Astaldi files for protection from creditors
01 October 2018
Italian-based contractor Astaldi has applied to the Court of Rome for protection from its creditors following a delay in the sale of the Yavuz Sultan Selim Bridge – formerly known as the Third Bosphorus Bridge – in Turkey.
The company had been hoping to sell the bridge to strengthen its liquidity position and reduce debt, which stood at €1.26 billion at the end of 2017. A binding offer for the bridge was also one of the conditions for Astaldi’s planned capital increase of up to €300 million.
However, the company said there had been a delay in receiving offers due to political unrest in Turkey and a tumble in the value of the Turkish lira.
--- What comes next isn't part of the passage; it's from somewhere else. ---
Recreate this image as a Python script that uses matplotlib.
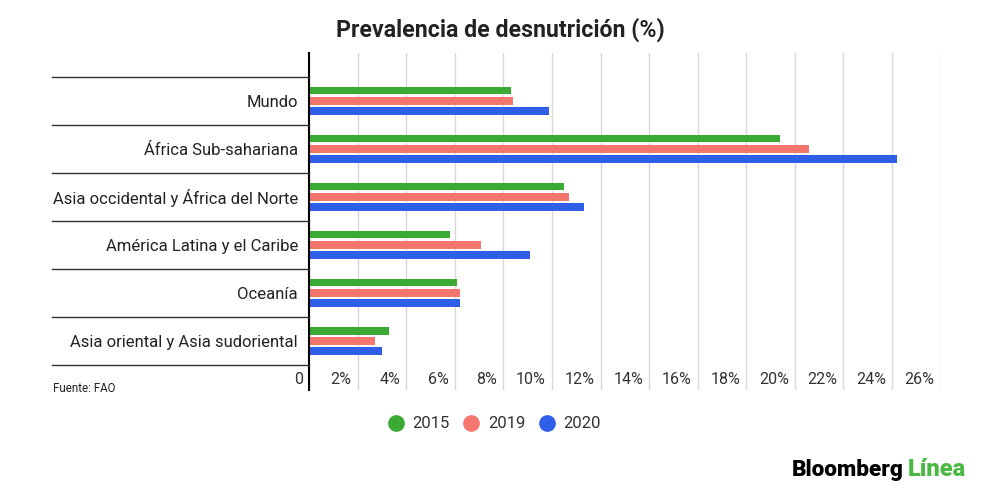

As a result, Astaldi’s board of directors has decided it is necessary to adjust Astaldi’s entire capital and financial strengthening plan in order to take into account the effects of the delayed planned cash-in. This crisis, in turn, has also led to delays in the start-up of some newly-secured contracts, the collection of some advance payments and the regular progress of some projects. So, the company said the targets set in its 2018 to 2022 Strategy Plan were no longer achievable.
To preserve and protect Astaldi’s assets and the interests of its stakeholders, the company’s board of directors decided to file an application with the Court of Rome for creditor protection “with reservation” – a type of arrangement in Italy that would allow the company to continue business, including, among other things, working on contracts under construction and taking part in new tenders.
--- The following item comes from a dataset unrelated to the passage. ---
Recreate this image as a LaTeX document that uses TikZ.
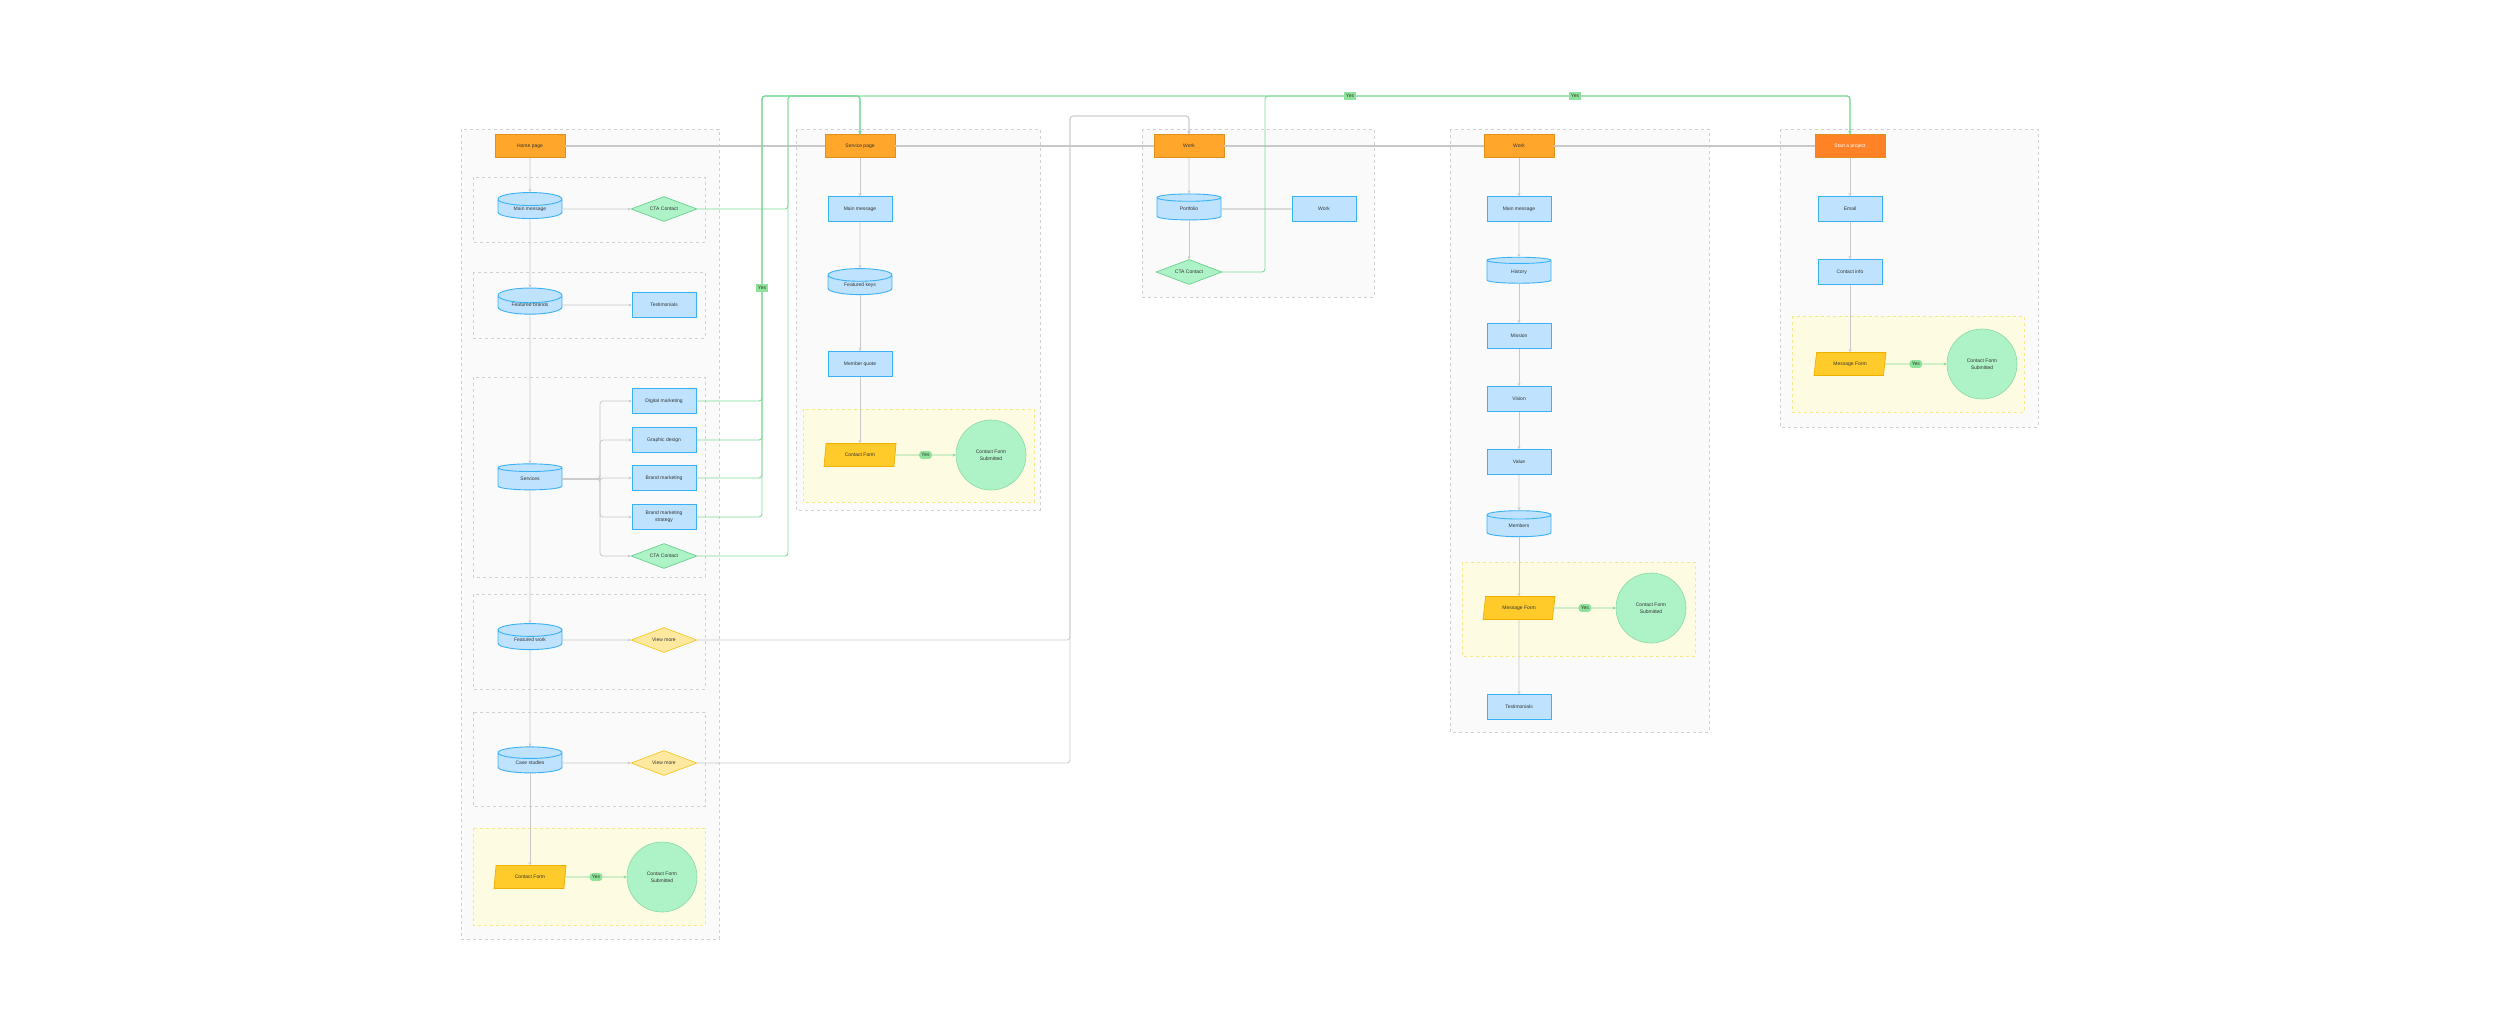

Astaldi is in the advanced stages of studying a new business continuity plan, which will be filed with the court. It identifies a preliminary restructuring path with a focus on safeguarding business activity, with particular reference to foreign operations.
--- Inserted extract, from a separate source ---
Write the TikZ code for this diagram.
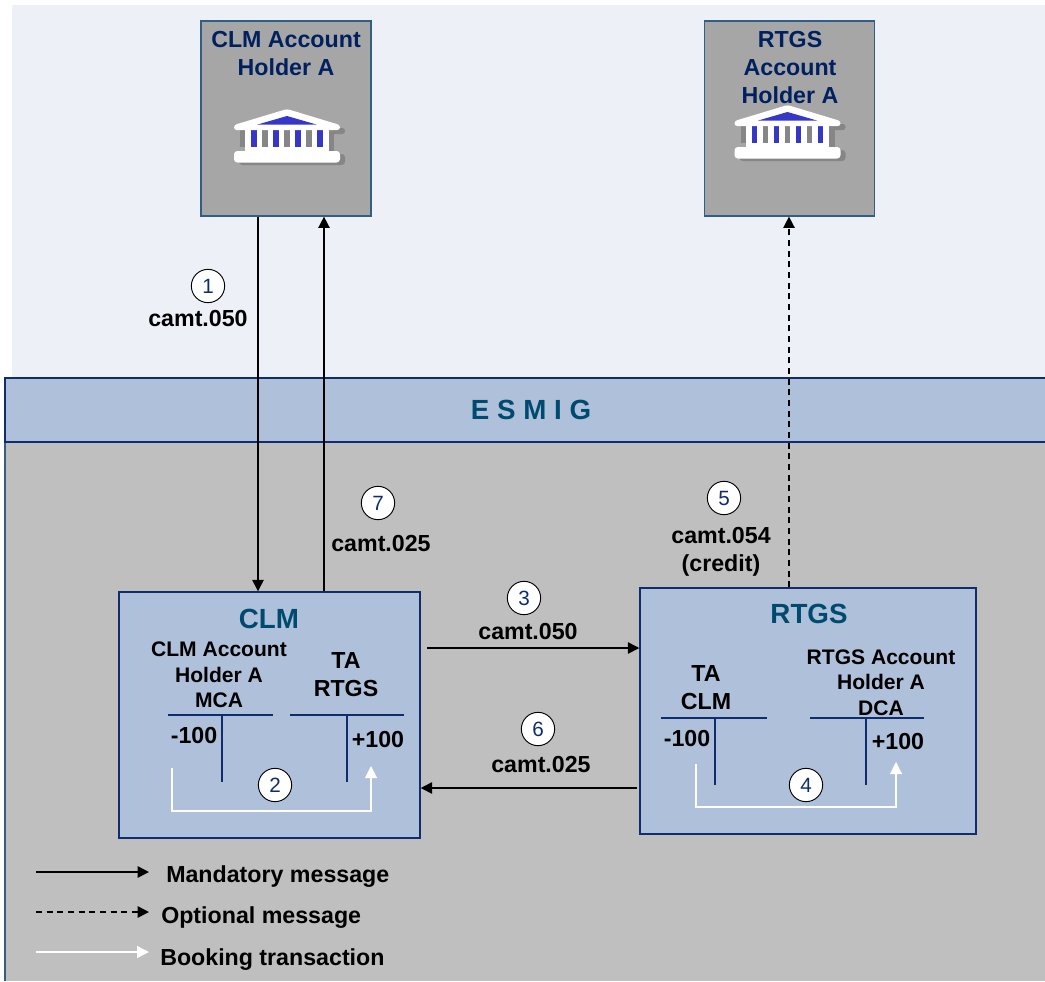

The plan includes, among other things, the leasing of Astaldi’s business units to two newly-incorporated newcos – new spin-off or subsidiary companies – fully owned by Astaldi. The first newco includes the activities carried out through joint venture operations with international partners, while the second one includes the activities performed directly through local branches. The plan also includes new super senior financing and a capital increase to support the business continuity of the group.